(Code that draws figures)

>> begin

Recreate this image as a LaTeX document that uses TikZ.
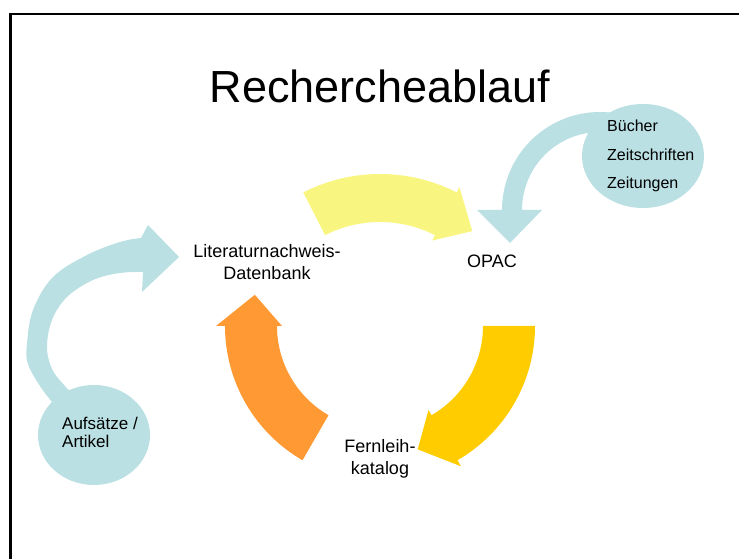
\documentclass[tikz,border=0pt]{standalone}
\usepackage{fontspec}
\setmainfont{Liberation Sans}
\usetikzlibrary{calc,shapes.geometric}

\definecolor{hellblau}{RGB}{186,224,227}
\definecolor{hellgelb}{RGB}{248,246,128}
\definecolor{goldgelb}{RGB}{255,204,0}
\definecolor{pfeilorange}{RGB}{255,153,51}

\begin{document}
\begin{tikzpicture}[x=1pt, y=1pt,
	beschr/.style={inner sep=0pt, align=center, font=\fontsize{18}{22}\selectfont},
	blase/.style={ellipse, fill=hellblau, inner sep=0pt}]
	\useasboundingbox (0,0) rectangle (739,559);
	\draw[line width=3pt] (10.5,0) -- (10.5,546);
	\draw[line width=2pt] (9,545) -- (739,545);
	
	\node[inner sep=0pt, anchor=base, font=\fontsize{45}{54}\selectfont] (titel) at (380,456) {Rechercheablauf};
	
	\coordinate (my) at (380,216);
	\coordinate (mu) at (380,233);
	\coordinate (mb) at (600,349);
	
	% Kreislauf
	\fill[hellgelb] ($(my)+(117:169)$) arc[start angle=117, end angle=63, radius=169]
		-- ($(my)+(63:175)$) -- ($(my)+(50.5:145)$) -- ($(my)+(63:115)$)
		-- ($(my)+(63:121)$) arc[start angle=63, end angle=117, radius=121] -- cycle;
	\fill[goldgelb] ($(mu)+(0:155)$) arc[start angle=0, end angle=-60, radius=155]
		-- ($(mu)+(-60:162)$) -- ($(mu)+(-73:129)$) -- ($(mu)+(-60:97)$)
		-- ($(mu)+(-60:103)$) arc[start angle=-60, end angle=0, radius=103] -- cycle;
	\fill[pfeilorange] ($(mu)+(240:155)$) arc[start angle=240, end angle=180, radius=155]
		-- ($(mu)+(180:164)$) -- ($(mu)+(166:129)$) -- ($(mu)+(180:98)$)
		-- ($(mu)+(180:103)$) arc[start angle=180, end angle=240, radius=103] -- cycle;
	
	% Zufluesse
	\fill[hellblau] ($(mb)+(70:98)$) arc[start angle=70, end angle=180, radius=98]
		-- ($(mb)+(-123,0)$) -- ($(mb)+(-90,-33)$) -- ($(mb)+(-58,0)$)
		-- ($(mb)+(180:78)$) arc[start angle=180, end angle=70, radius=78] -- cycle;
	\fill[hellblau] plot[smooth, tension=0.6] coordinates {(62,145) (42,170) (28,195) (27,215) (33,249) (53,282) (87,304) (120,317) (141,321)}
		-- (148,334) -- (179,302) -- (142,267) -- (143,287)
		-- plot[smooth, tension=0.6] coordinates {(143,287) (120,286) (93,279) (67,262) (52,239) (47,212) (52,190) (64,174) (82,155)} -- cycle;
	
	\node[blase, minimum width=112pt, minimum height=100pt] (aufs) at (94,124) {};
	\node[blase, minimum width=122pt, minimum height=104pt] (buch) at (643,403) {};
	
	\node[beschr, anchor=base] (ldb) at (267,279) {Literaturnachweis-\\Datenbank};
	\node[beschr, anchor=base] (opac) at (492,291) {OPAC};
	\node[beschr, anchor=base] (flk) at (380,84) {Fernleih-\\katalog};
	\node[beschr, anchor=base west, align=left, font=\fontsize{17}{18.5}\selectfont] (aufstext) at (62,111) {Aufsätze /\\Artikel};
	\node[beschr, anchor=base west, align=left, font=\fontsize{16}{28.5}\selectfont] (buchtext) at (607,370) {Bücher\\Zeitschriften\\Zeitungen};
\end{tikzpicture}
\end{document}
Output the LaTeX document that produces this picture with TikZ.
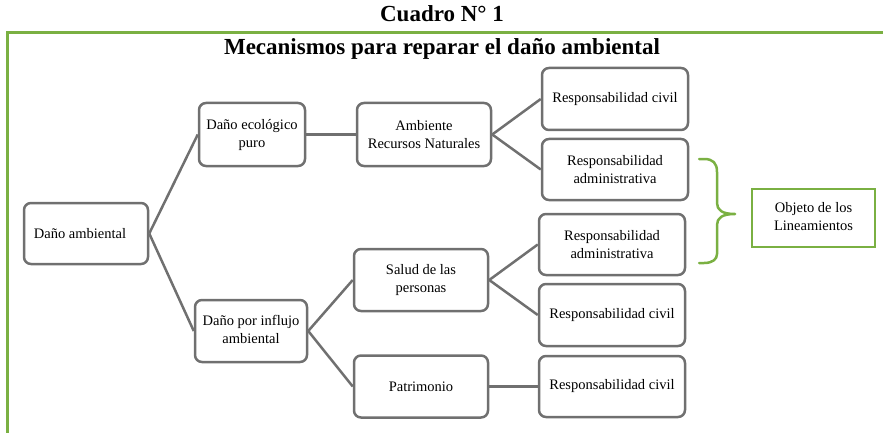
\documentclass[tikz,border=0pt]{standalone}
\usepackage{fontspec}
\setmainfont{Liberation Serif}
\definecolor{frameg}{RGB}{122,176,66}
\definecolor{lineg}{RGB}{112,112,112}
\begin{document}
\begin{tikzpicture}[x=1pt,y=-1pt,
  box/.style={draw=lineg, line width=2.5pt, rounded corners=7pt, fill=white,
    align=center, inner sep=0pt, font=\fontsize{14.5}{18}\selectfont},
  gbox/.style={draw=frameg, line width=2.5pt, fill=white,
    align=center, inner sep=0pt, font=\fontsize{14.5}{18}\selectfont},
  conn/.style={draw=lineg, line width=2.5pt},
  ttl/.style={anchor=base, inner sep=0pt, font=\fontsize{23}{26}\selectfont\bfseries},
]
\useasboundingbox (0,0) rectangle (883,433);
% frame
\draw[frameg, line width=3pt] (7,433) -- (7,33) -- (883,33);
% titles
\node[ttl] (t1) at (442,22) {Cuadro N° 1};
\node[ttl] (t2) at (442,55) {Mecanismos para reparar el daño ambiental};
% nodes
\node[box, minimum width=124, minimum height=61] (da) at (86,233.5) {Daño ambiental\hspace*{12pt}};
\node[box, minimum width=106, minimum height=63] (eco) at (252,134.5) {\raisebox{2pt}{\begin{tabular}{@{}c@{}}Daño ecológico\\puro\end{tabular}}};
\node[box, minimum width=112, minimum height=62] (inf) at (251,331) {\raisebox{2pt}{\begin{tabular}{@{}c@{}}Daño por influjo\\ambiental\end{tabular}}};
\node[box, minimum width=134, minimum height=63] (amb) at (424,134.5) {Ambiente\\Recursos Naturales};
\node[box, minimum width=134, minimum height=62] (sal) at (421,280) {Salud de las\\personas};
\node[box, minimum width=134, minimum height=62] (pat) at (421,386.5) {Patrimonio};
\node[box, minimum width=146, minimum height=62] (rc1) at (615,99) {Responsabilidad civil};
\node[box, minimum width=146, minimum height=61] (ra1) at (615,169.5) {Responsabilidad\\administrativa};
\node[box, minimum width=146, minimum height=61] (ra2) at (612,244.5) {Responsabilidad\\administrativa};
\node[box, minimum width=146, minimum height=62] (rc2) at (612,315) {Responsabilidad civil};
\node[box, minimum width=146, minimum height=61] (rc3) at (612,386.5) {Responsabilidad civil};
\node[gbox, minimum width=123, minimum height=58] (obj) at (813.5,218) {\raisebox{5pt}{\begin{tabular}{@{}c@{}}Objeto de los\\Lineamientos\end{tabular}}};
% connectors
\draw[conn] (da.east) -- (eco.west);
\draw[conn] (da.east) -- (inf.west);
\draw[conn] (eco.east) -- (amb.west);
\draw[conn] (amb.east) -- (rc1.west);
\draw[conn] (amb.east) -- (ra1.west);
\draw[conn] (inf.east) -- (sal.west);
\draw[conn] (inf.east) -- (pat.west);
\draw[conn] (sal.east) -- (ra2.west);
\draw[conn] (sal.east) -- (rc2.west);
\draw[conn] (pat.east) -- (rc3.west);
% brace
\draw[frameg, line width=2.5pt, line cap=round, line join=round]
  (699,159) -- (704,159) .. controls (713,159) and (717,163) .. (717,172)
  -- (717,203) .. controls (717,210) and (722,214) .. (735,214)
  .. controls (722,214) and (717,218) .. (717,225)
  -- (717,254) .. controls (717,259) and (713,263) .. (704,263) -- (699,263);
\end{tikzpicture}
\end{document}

>> end

◆ **Exercise aim**:
Without including any pictures, print all of the material exactly as given.

◆ **Result**:
Recreate this image as a LaTeX document that uses TikZ.
\documentclass[tikz,border=0pt]{standalone}
\usepackage{fontspec}
\setmainfont{Liberation Sans}
\usetikzlibrary{calc,shapes.geometric}

\definecolor{hellblau}{RGB}{186,224,227}
\definecolor{hellgelb}{RGB}{248,246,128}
\definecolor{goldgelb}{RGB}{255,204,0}
\definecolor{pfeilorange}{RGB}{255,153,51}

\begin{document}
\begin{tikzpicture}[x=1pt, y=1pt,
	beschr/.style={inner sep=0pt, align=center, font=\fontsize{18}{22}\selectfont},
	blase/.style={ellipse, fill=hellblau, inner sep=0pt}]
	\useasboundingbox (0,0) rectangle (739,559);
	\draw[line width=3pt] (10.5,0) -- (10.5,546);
	\draw[line width=2pt] (9,545) -- (739,545);
	
	\node[inner sep=0pt, anchor=base, font=\fontsize{45}{54}\selectfont] (titel) at (380,456) {Rechercheablauf};
	
	\coordinate (my) at (380,216);
	\coordinate (mu) at (380,233);
	\coordinate (mb) at (600,349);
	
	% Kreislauf
	\fill[hellgelb] ($(my)+(117:169)$) arc[start angle=117, end angle=63, radius=169]
		-- ($(my)+(63:175)$) -- ($(my)+(50.5:145)$) -- ($(my)+(63:115)$)
		-- ($(my)+(63:121)$) arc[start angle=63, end angle=117, radius=121] -- cycle;
	\fill[goldgelb] ($(mu)+(0:155)$) arc[start angle=0, end angle=-60, radius=155]
		-- ($(mu)+(-60:162)$) -- ($(mu)+(-73:129)$) -- ($(mu)+(-60:97)$)
		-- ($(mu)+(-60:103)$) arc[start angle=-60, end angle=0, radius=103] -- cycle;
	\fill[pfeilorange] ($(mu)+(240:155)$) arc[start angle=240, end angle=180, radius=155]
		-- ($(mu)+(180:164)$) -- ($(mu)+(166:129)$) -- ($(mu)+(180:98)$)
		-- ($(mu)+(180:103)$) arc[start angle=180, end angle=240, radius=103] -- cycle;
	
	% Zufluesse
	\fill[hellblau] ($(mb)+(70:98)$) arc[start angle=70, end angle=180, radius=98]
		-- ($(mb)+(-123,0)$) -- ($(mb)+(-90,-33)$) -- ($(mb)+(-58,0)$)
		-- ($(mb)+(180:78)$) arc[start angle=180, end angle=70, radius=78] -- cycle;
	\fill[hellblau] plot[smooth, tension=0.6] coordinates {(62,145) (42,170) (28,195) (27,215) (33,249) (53,282) (87,304) (120,317) (141,321)}
		-- (148,334) -- (179,302) -- (142,267) -- (143,287)
		-- plot[smooth, tension=0.6] coordinates {(143,287) (120,286) (93,279) (67,262) (52,239) (47,212) (52,190) (64,174) (82,155)} -- cycle;
	
	\node[blase, minimum width=112pt, minimum height=100pt] (aufs) at (94,124) {};
	\node[blase, minimum width=122pt, minimum height=104pt] (buch) at (643,403) {};
	
	\node[beschr, anchor=base] (ldb) at (267,279) {Literaturnachweis-\\Datenbank};
	\node[beschr, anchor=base] (opac) at (492,291) {OPAC};
	\node[beschr, anchor=base] (flk) at (380,84) {Fernleih-\\katalog};
	\node[beschr, anchor=base west, align=left, font=\fontsize{17}{18.5}\selectfont] (aufstext) at (62,111) {Aufsätze /\\Artikel};
	\node[beschr, anchor=base west, align=left, font=\fontsize{16}{28.5}\selectfont] (buchtext) at (607,370) {Bücher\\Zeitschriften\\Zeitungen};
\end{tikzpicture}
\end{document}
Output the LaTeX document that produces this picture with TikZ.
\documentclass[tikz,border=0pt]{standalone}
\usepackage{fontspec}
\setmainfont{Liberation Serif}
\definecolor{frameg}{RGB}{122,176,66}
\definecolor{lineg}{RGB}{112,112,112}
\begin{document}
\begin{tikzpicture}[x=1pt,y=-1pt,
  box/.style={draw=lineg, line width=2.5pt, rounded corners=7pt, fill=white,
    align=center, inner sep=0pt, font=\fontsize{14.5}{18}\selectfont},
  gbox/.style={draw=frameg, line width=2.5pt, fill=white,
    align=center, inner sep=0pt, font=\fontsize{14.5}{18}\selectfont},
  conn/.style={draw=lineg, line width=2.5pt},
  ttl/.style={anchor=base, inner sep=0pt, font=\fontsize{23}{26}\selectfont\bfseries},
]
\useasboundingbox (0,0) rectangle (883,433);
% frame
\draw[frameg, line width=3pt] (7,433) -- (7,33) -- (883,33);
% titles
\node[ttl] (t1) at (442,22) {Cuadro N° 1};
\node[ttl] (t2) at (442,55) {Mecanismos para reparar el daño ambiental};
% nodes
\node[box, minimum width=124, minimum height=61] (da) at (86,233.5) {Daño ambiental\hspace*{12pt}};
\node[box, minimum width=106, minimum height=63] (eco) at (252,134.5) {\raisebox{2pt}{\begin{tabular}{@{}c@{}}Daño ecológico\\puro\end{tabular}}};
\node[box, minimum width=112, minimum height=62] (inf) at (251,331) {\raisebox{2pt}{\begin{tabular}{@{}c@{}}Daño por influjo\\ambiental\end{tabular}}};
\node[box, minimum width=134, minimum height=63] (amb) at (424,134.5) {Ambiente\\Recursos Naturales};
\node[box, minimum width=134, minimum height=62] (sal) at (421,280) {Salud de las\\personas};
\node[box, minimum width=134, minimum height=62] (pat) at (421,386.5) {Patrimonio};
\node[box, minimum width=146, minimum height=62] (rc1) at (615,99) {Responsabilidad civil};
\node[box, minimum width=146, minimum height=61] (ra1) at (615,169.5) {Responsabilidad\\administrativa};
\node[box, minimum width=146, minimum height=61] (ra2) at (612,244.5) {Responsabilidad\\administrativa};
\node[box, minimum width=146, minimum height=62] (rc2) at (612,315) {Responsabilidad civil};
\node[box, minimum width=146, minimum height=61] (rc3) at (612,386.5) {Responsabilidad civil};
\node[gbox, minimum width=123, minimum height=58] (obj) at (813.5,218) {\raisebox{5pt}{\begin{tabular}{@{}c@{}}Objeto de los\\Lineamientos\end{tabular}}};
% connectors
\draw[conn] (da.east) -- (eco.west);
\draw[conn] (da.east) -- (inf.west);
\draw[conn] (eco.east) -- (amb.west);
\draw[conn] (amb.east) -- (rc1.west);
\draw[conn] (amb.east) -- (ra1.west);
\draw[conn] (inf.east) -- (sal.west);
\draw[conn] (inf.east) -- (pat.west);
\draw[conn] (sal.east) -- (ra2.west);
\draw[conn] (sal.east) -- (rc2.west);
\draw[conn] (pat.east) -- (rc3.west);
% brace
\draw[frameg, line width=2.5pt, line cap=round, line join=round]
  (699,159) -- (704,159) .. controls (713,159) and (717,163) .. (717,172)
  -- (717,203) .. controls (717,210) and (722,214) .. (735,214)
  .. controls (722,214) and (717,218) .. (717,225)
  -- (717,254) .. controls (717,259) and (713,263) .. (704,263) -- (699,263);
\end{tikzpicture}
\end{document}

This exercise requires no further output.